Note: This feature was introduced in GitLab 8.5 EE as Alpha. We recommend you use with at least GitLab 8.6 EE.

GitLab Geo allows you to replicate your GitLab instance to other geographical locations as a read-only fully operational version.

Overview

If you have two or more teams geographically spread out, but your GitLab instance is in a single location, fetching large repositories can take a long time.

Your Geo instance can be used for cloning and fetching projects, in addition to reading any data. This will make working with large repositories over large distances much faster.

GitLab Geo overview

When Geo is enabled, we refer to your original instance as a primary node and the replicated read-only ones as secondaries.

Keep in mind that:

  • Secondaries talk to primary to get user data for logins (API), and to clone/pull from repositories (HTTP(S)/SSH).
  • Primary talks to secondaries to notify for changes (API).

Setup instructions

GitLab Geo requires some additional work installing and configuring your instance, than a normal setup.

There are a couple of things you need to do in order to have one or more GitLab Geo instances. Follow the steps below in the order that they appear:

  1. Install GitLab Enterprise Edition on the server that will serve as the secondary Geo node
  2. Setup a database replication in primary <-> secondary (read-only) topology
  3. Configure GitLab and set the primary and secondary nodes After you set up the database replication and configure the GitLab Geo nodes, there are a few things to consider:

  4. When you create a new project in the primary node, the Git repository will appear in the secondary only after the first git push

  5. To fetch from the secondary node, a separate remote URL must be set in your Git repository locally

Current limitations

  • You cannot push code to secondary nodes
  • Git LFS is not supported yet
  • Git Annex is not supported yet
  • Primary node has to be online for OAuth login to happen (existing sessions and git are not affected)

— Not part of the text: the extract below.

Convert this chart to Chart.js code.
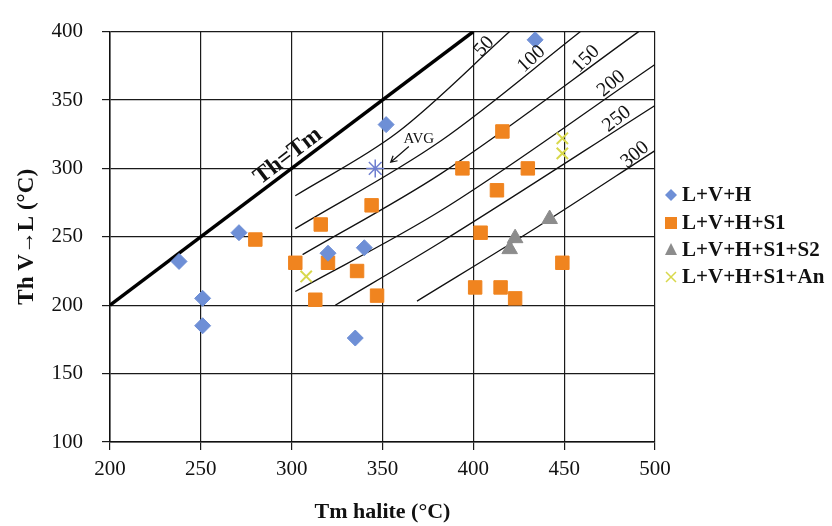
<!DOCTYPE html>
<html>
<head>
<meta charset="utf-8">
<script src="https://cdn.jsdelivr.net/npm/chart.js@4.4.0/dist/chart.umd.min.js"></script>
<style>
  html, body { margin: 0; padding: 0; background: #fff; }
</style>
</head>
<body>
<canvas id="myChart" width="832" height="526"></canvas>
<script>
// measured inclusions (Tm halite, Th V->L)
var lvhX = [238, 251, 251, 271, 320, 340, 335, 352, 434];
var lvhY = [232, 205, 185, 253, 238, 242, 176, 332, 394];

var lvhs1X = [280, 302, 316, 320, 336, 344, 313, 347, 394, 416, 413, 430, 404, 401, 415, 423, 449];
var lvhs1Y = [248, 231, 259, 231, 225, 273, 204, 207, 300, 327, 284, 300, 253, 213, 213, 205, 231];

var lvhs1s2X = [423, 420, 442];
var lvhs1s2Y = [249, 241, 263];

var lvhs1AnX = [308, 449, 449];
var lvhs1AnY = [221, 322, 311];

var avgX = [346];
var avgY = [300];

// Th = Tm line and isobars
var thTmX = [200, 400];
var thTmY = [200, 400];

var isoNames = ['50', '100', '150', '200', '250', '300'];
var isoX = [
  [302, 358, 420],
  [302, 382, 459],
  [306, 382, 491],
  [302, 382, 500],
  [324, 382, 500],
  [369, 435, 500]
];
var isoY = [
  [280, 326, 400],
  [256, 320, 400],
  [237, 296, 400],
  [210, 269, 376],
  [200, 246, 346],
  [203, 257, 313]
];

var xTicks = [200, 250, 300, 350, 400, 450, 500];
var yTicks = [100, 150, 200, 250, 300, 350, 400];

// label placement (data coords) and rotation
var isoLabelPos = [[406, 389, -47], [432, 380, -43], [462, 380, -45], [476, 362, -40], [479, 336, -38], [489, 310, -40]];

function pts(xs, ys) {
  return xs.map(function (v, i) { return { x: v, y: ys[i] }; });
}

var serif = '"Liberation Serif", "Times New Roman", serif';

var datasets = [
  { label: 'L+V+H', data: pts(lvhX, lvhY), pointStyle: 'rectRot', pointRadius: 8,
    backgroundColor: '#6e8fd6', borderColor: '#6e8fd6', order: 1 },
  { label: 'L+V+H+S1', data: pts(lvhs1X, lvhs1Y), pointStyle: 'rect', pointRadius: 9.5,
    backgroundColor: '#f0841f', borderColor: '#f0841f', order: 1 },
  { label: 'L+V+H+S1+S2', data: pts(lvhs1s2X, lvhs1s2Y), pointStyle: 'triangle', pointRadius: 9,
    backgroundColor: '#8c8c8c', borderColor: '#8c8c8c', order: 1 },
  { label: 'L+V+H+S1+An', data: pts(lvhs1AnX, lvhs1AnY), pointStyle: 'crossRot', pointRadius: 8,
    borderWidth: 2, backgroundColor: '#d8d84c', borderColor: '#d8d84c', order: 1 },
  { label: 'AVG', data: pts(avgX, avgY), pointStyle: 'star', pointRadius: 9,
    borderWidth: 1.5, borderColor: '#6f7fd0', backgroundColor: '#6f7fd0', order: 0 },
  { label: 'Th=Tm', data: pts(thTmX, thTmY), showLine: true, pointRadius: 0,
    borderColor: '#000', borderWidth: 3.5, order: 5 }
];

isoNames.forEach(function (n, i) {
  datasets.push({
    label: n, data: pts(isoX[i], isoY[i]), showLine: true, pointRadius: 0,
    borderColor: '#111', borderWidth: 1.3, cubicInterpolationMode: 'monotone', order: 5
  });
});

var legendItems = [
  { text: 'L+V+H', shape: 'diamond', color: '#6e8fd6' },
  { text: 'L+V+H+S1', shape: 'square', color: '#f0841f' },
  { text: 'L+V+H+S1+S2', shape: 'triangle', color: '#8c8c8c' },
  { text: 'L+V+H+S1+An', shape: 'x', color: '#d8d84c' }
];

var annotations = {
  id: 'annotations',
  afterDraw: function (chart) {
    var ctx = chart.ctx, xs = chart.scales.x, ys = chart.scales.y;
    ctx.save();
    ctx.fillStyle = '#111';
    ctx.textAlign = 'center';
    ctx.textBaseline = 'middle';

    // isobar labels
    ctx.font = '20px ' + serif;
    isoNames.forEach(function (n, i) {
      var p = isoLabelPos[i];
      ctx.save();
      ctx.translate(xs.getPixelForValue(p[0]), ys.getPixelForValue(p[1]));
      ctx.rotate(p[2] * Math.PI / 180);
      ctx.fillText(n, 0, 0);
      ctx.restore();
    });

    // Th=Tm label
    ctx.save();
    ctx.font = 'bold 24px ' + serif;
    ctx.translate(xs.getPixelForValue(298), ys.getPixelForValue(309));
    ctx.rotate(-37.4 * Math.PI / 180);
    ctx.fillText('Th=Tm', 0, 0);
    ctx.restore();

    // AVG label and arrow
    ctx.font = '15px ' + serif;
    ctx.fillText('AVG', xs.getPixelForValue(370), ys.getPixelForValue(321.5));
    var ax0 = xs.getPixelForValue(364.5), ay0 = ys.getPixelForValue(316);
    var ax1 = xs.getPixelForValue(354.5), ay1 = ys.getPixelForValue(304.5);
    ctx.strokeStyle = '#111';
    ctx.lineWidth = 1.2;
    ctx.beginPath();
    ctx.moveTo(ax0, ay0);
    ctx.lineTo(ax1, ay1);
    var ang = Math.atan2(ay1 - ay0, ax1 - ax0);
    ctx.moveTo(ax1 - 7 * Math.cos(ang - 0.5), ay1 - 7 * Math.sin(ang - 0.5));
    ctx.lineTo(ax1, ay1);
    ctx.lineTo(ax1 - 7 * Math.cos(ang + 0.5), ay1 - 7 * Math.sin(ang + 0.5));
    ctx.stroke();

    // legend
    var lx = chart.chartArea.right + 16;
    var rows = [195, 223, 250, 277];
    ctx.font = 'bold 21px ' + serif;
    ctx.textAlign = 'left';
    legendItems.forEach(function (it, i) {
      var cy = rows[i];
      ctx.fillStyle = it.color;
      ctx.strokeStyle = it.color;
      ctx.beginPath();
      if (it.shape === 'diamond') {
        ctx.moveTo(lx, cy - 6); ctx.lineTo(lx + 6, cy); ctx.lineTo(lx, cy + 6); ctx.lineTo(lx - 6, cy);
        ctx.closePath(); ctx.fill();
      } else if (it.shape === 'square') {
        ctx.fillRect(lx - 6, cy - 6, 12, 12);
      } else if (it.shape === 'triangle') {
        ctx.moveTo(lx, cy - 7); ctx.lineTo(lx + 6, cy + 5); ctx.lineTo(lx - 6, cy + 5);
        ctx.closePath(); ctx.fill();
      } else {
        ctx.lineWidth = 1.5;
        ctx.moveTo(lx - 5, cy - 5); ctx.lineTo(lx + 5, cy + 5);
        ctx.moveTo(lx + 5, cy - 5); ctx.lineTo(lx - 5, cy + 5);
        ctx.stroke();
      }
      ctx.fillStyle = '#111';
      ctx.fillText(it.text, lx + 11, cy + 1);
    });
    ctx.restore();
  }
};

var ctx = document.getElementById('myChart').getContext('2d');

var chart = new Chart(ctx, {
  type: 'scatter',
  data: { datasets: datasets },
  plugins: [annotations],
  options: {
    responsive: false,
    animation: false,
    events: [],
    devicePixelRatio: 1,
    layout: { padding: { top: 25, right: 177, bottom: 0, left: 0 } },
    plugins: {
      legend: { display: false },
      tooltip: { enabled: false }
    },
    scales: {
      x: {
        type: 'linear', min: 200, max: 500,
        afterBuildTicks: function (s) { s.ticks = xTicks.map(function (v) { return { value: v }; }); },
        afterFit: function (s) { s.height = 84; },
        ticks: { font: { family: serif, size: 21 }, color: '#111', padding: 7 },
        grid: { color: '#1a1a1a', lineWidth: 1.2, tickLength: 8, tickColor: '#1a1a1a' },
        border: { color: '#111', width: 1.5 },
        title: { display: true, text: 'Tm halite (°C)', color: '#111',
          font: { family: serif, size: 22, weight: 'bold' }, padding: { top: 0, bottom: 0 } }
      },
      y: {
        type: 'linear', min: 100, max: 400,
        afterBuildTicks: function (s) { s.ticks = yTicks.map(function (v) { return { value: v }; }); },
        afterFit: function (s) { s.width = 110; },
        ticks: { font: { family: serif, size: 21 }, color: '#111', padding: 19 },
        grid: { color: '#1a1a1a', lineWidth: 1.2, tickLength: 8, tickColor: '#1a1a1a' },
        border: { color: '#111', width: 1.5 },
        title: { display: true, text: 'Th V→L (°C)', color: '#111',
          font: { family: serif, size: 23, weight: 'bold' }, padding: { top: 13, bottom: 0 } }
      }
    }
  }
});
</script>
</body>
</html>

Frequently Asked Questions

Can I use Geo in a disaster recovery situation?

There are limitations to what we replicate (see Current limitations). In an extreme data-loss situation you can make a secondary Geo into your primary, but this is not officially supported yet.

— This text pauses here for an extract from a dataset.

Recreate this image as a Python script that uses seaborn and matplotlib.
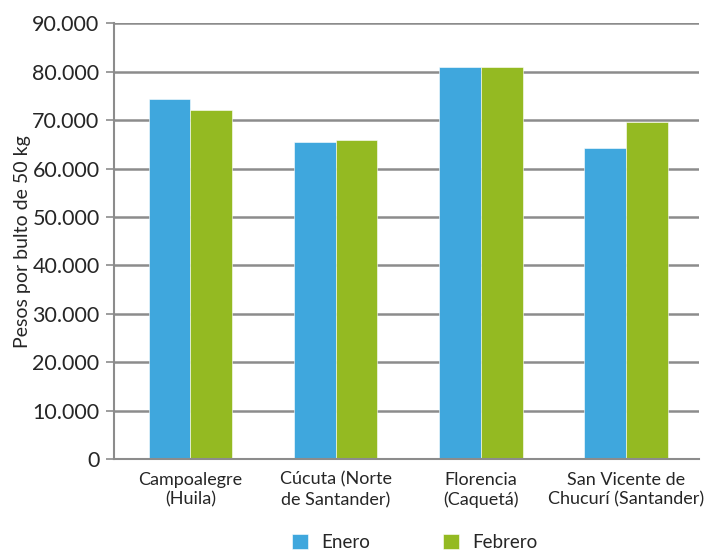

If you still want to proceed, see our step-by-step instructions on how to manually promote a secondary node into primary.

What data is replicated to a secondary node?

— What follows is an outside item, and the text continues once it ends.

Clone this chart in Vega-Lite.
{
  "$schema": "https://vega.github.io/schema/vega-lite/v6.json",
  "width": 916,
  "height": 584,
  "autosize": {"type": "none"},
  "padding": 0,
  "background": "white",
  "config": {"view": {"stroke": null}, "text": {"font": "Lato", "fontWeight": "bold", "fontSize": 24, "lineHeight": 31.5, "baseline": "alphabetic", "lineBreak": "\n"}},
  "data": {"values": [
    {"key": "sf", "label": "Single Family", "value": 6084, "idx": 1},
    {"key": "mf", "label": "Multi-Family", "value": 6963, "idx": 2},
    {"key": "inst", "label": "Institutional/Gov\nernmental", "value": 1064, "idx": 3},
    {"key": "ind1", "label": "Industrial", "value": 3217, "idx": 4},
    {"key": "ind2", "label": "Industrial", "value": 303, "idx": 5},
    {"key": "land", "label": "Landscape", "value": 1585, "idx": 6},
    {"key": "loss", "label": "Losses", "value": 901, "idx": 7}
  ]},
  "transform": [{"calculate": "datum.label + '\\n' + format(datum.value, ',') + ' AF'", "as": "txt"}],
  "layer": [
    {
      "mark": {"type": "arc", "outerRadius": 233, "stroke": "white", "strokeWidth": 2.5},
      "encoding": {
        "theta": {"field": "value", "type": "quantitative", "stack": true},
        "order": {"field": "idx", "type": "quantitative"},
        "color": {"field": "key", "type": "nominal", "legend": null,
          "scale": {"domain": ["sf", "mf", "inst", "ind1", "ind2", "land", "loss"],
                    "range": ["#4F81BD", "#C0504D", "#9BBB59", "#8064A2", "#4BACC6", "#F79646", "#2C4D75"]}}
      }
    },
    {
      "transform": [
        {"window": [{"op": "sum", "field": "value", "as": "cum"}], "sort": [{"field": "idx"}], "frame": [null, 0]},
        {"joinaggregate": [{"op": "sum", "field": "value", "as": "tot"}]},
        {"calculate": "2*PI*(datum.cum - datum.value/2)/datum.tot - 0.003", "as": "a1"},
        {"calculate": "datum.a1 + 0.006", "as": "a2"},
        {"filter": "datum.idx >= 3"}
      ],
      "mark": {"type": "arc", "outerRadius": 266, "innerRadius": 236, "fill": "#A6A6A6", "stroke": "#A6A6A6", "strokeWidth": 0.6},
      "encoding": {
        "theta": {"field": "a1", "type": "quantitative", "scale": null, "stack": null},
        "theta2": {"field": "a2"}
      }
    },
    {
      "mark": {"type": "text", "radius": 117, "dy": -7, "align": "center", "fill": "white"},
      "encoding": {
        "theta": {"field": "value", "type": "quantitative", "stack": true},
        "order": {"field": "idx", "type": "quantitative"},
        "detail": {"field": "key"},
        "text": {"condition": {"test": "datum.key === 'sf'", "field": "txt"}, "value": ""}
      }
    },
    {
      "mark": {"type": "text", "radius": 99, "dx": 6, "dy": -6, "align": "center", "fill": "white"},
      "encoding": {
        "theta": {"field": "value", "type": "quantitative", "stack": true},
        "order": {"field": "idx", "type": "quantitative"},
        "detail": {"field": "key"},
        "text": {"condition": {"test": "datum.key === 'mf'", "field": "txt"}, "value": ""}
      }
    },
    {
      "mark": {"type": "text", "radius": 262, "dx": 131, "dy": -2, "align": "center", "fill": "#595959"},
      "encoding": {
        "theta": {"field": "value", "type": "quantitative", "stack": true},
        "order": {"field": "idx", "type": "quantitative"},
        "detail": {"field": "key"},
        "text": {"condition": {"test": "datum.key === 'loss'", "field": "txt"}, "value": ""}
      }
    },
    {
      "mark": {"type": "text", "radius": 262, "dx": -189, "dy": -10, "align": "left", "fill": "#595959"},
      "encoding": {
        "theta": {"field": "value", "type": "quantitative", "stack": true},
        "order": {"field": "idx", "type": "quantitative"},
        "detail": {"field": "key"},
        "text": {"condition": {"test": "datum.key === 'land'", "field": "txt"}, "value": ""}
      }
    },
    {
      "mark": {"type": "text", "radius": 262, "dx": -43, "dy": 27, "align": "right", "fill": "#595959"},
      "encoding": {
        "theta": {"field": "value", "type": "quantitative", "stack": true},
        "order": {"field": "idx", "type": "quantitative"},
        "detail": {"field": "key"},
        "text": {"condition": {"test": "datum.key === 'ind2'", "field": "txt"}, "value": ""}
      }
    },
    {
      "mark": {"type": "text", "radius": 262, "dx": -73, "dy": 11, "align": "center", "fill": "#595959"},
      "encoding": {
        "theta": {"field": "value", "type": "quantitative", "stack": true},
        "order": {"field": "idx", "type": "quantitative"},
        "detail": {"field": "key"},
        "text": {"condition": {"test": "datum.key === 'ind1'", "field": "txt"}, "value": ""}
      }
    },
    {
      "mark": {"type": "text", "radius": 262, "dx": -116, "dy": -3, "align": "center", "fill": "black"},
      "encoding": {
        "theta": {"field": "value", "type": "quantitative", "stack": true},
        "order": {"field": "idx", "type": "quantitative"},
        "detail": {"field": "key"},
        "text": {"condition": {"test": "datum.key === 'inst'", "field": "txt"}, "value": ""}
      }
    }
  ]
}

We currently replicate project repositories and the whole database. This means user accounts, issues, merge requests, groups, project data, etc., will be available for query. We currently don't replicate user generated attachments / avatars or any other file in public/upload. We also don't replicate LFS / Annex or artifacts data (shared/folder).

Can I git push to a secondary node?

No. All writing operations (this includes git push) must be done in your primary node.

How long does it take to have a commit replicated to a secondary node?

All replication operations are asynchronous and are queued to be dispatched in a batched request every 10 seconds. Besides that, it depends on a lot of other factors including the amount of traffic, how big your commit is, the connectivity between your nodes, your hardware, etc.

What happens if the SSH server runs at a different port?

We send the clone url from the primary server to any secondaries, so it doesn't matter. If primary is running on port 2200 clone url will reflect that.